Reviewed by the Court.

JOHNSON, J., dissents.

The effect of this conclusion, which appears to be harsh in the instant case, might have been obviated if there had been an exception of the claims for relief and refunds from the assets of Cork-Tex transferred and assigned by it to petitioner, and the later appointment of trustees or receivers for Cork-Tex under section 43 of the General Corporation Laws of Delaware, quoted above, who could have filed, upon disallowance of the claims, a petition in this Court on behalf of Cork-Tex within the rule of the cases which we have already discussed. The procedure made available by this section of the Delaware laws would appear to be, in the usual case, preferable as a practical matter to that pursued by petitioner here, aside from the jurisdictional impediments to it. In the case of the dissolution of a corporation which has more than one stockholder, it would obviate any question as to which stockholder had received the claim as a distribution in liquidation, or, if transferred to more than one stockholder, the rights of less than all of the transferees to file petitions; and it would further obviate any possibility of more than one petition being filed in this Court involving the disallowance of such a claim.






Dissenting Opinion

Raum, J.,

dissenting: Although the language used in section 732 (a) is similar to the language employed in section 272 (a) (1),the issue is quite different. - Section 272 (a) (1) deals with deficiencies and it is important that the party appearing before this Court to contest a proposed deficiency be the party against whom the assessment can be made if the deficiency is sustained.

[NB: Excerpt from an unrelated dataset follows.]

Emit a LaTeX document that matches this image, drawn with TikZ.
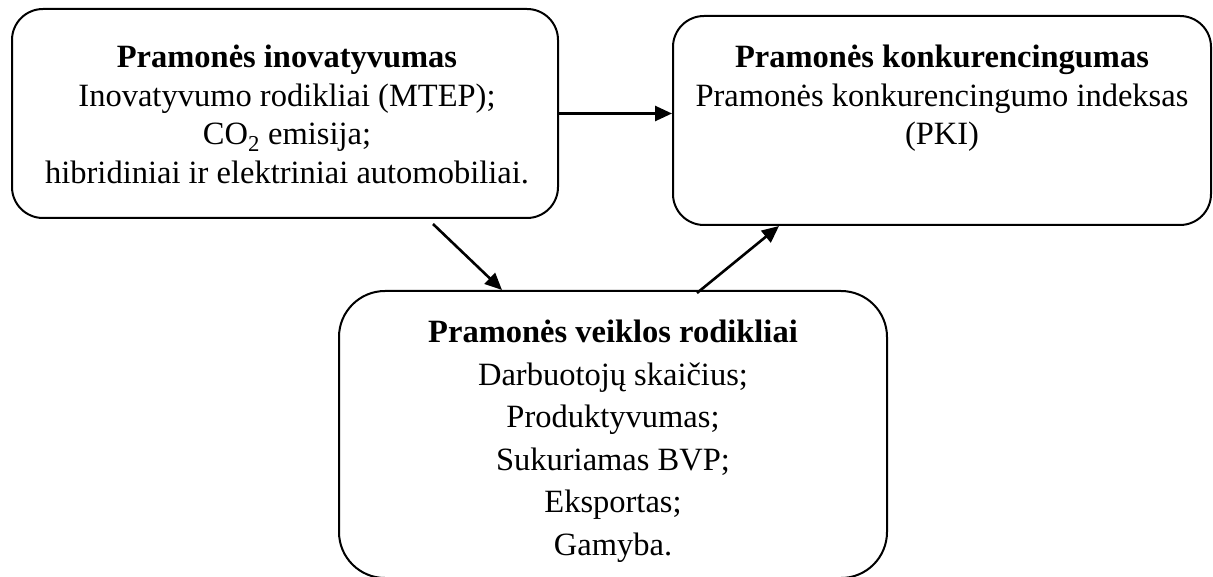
\documentclass[tikz,border=0pt]{standalone}
\usepackage{fontspec}
\setmainfont{Liberation Serif}
\usetikzlibrary{arrows.meta,calc}
\begin{document}
\begin{tikzpicture}[x=1pt,y=1pt,
  box/.style={draw=black, line width=2pt, rounded corners=#1, inner sep=0pt},
  txt/.style={anchor=north, align=center, inner sep=0pt, font=\fontsize{32.5}{38.5}\selectfont},
  arr/.style={draw=black, line width=2.6pt, -{Triangle[length=17pt,width=15pt]}}]
\useasboundingbox (0,0) rectangle (1213,-577);
% boxes
\node[box=31pt, minimum width=546pt, minimum height=209pt] (b1) at (285,-113.5) {};
\node[box=31pt, minimum width=538pt, minimum height=209pt] (b2) at (942,-120.5) {};
\node[box=46pt, minimum width=548pt, minimum height=287pt] (b3) at (613,-434.5) {};
% texts
\node[txt] (t1) at (287,-45) {\textbf{Pramonės inovatyvumas}\\Inovatyvumo rodikliai (MTEP);\\CO\textsubscript{2} emisija;\\hibridiniai ir elektriniai automobiliai.};
\node[txt] (t2) at (942,-45) {\textbf{Pramonės konkurencingumas}\\Pramonės konkurencingumo indeksas\\(PKI)};
\node[txt, font=\fontsize{32.5}{42.5}\selectfont] (t3) at (613,-320) {\textbf{Pramonės veiklos rodikliai}\\Darbuotojų skaičius;\\Produktyvumas;\\Sukuriamas BVP;\\Eksportas;\\Gamyba.};
% arrows
\draw[arr] (b1.east) -- (b1.east -| b2.west);
\draw[arr] ([xshift=148pt,yshift=-5pt]b1.south) -- ([xshift=-111pt]b3.north);
\draw[arr] ([xshift=84pt,yshift=-3pt]b3.north) -- ([xshift=-163pt]b2.south);
\end{tikzpicture}
\end{document}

Here we are dealing with refunds, and, I take it, there is no dispute that this petitioner would be entitled to the refund if successful. Moreover, a taxpayer’s remedy under section 272 is merely an alternative to his long-standing remedy of paying the tax and suing for refund in a District Court or the Court of Claims, whereas the taxpayer’s only remedy in a situation of the type now before us is a proceeding in this Court. I cannot believe that Congress has legislated in such manner as to prevent the maintenance of this suit. The fact that it used the same general language in section 732 as it did in section 272 indicates only that it was establishing the same general framework of appeals to this Court from determinations of the Commissioner. The problem here presented is entirely different and I find no evidence that Congress intended to produce such a bizarre result as is thought to be required in the majority opinion. That the same words may be used by Congress in a different sense, depending upon their context, is familiar law, cf. Helvering v. Stockholms Enskilda Bank, 293 U. S. 84, 87-88, and, to me, the setting presented by section 732, though superficially similar to section 272, calls for an entirely different interpretation of the statutory language.

HarroN, Opper, and Withet, JJ., agree with this dissent.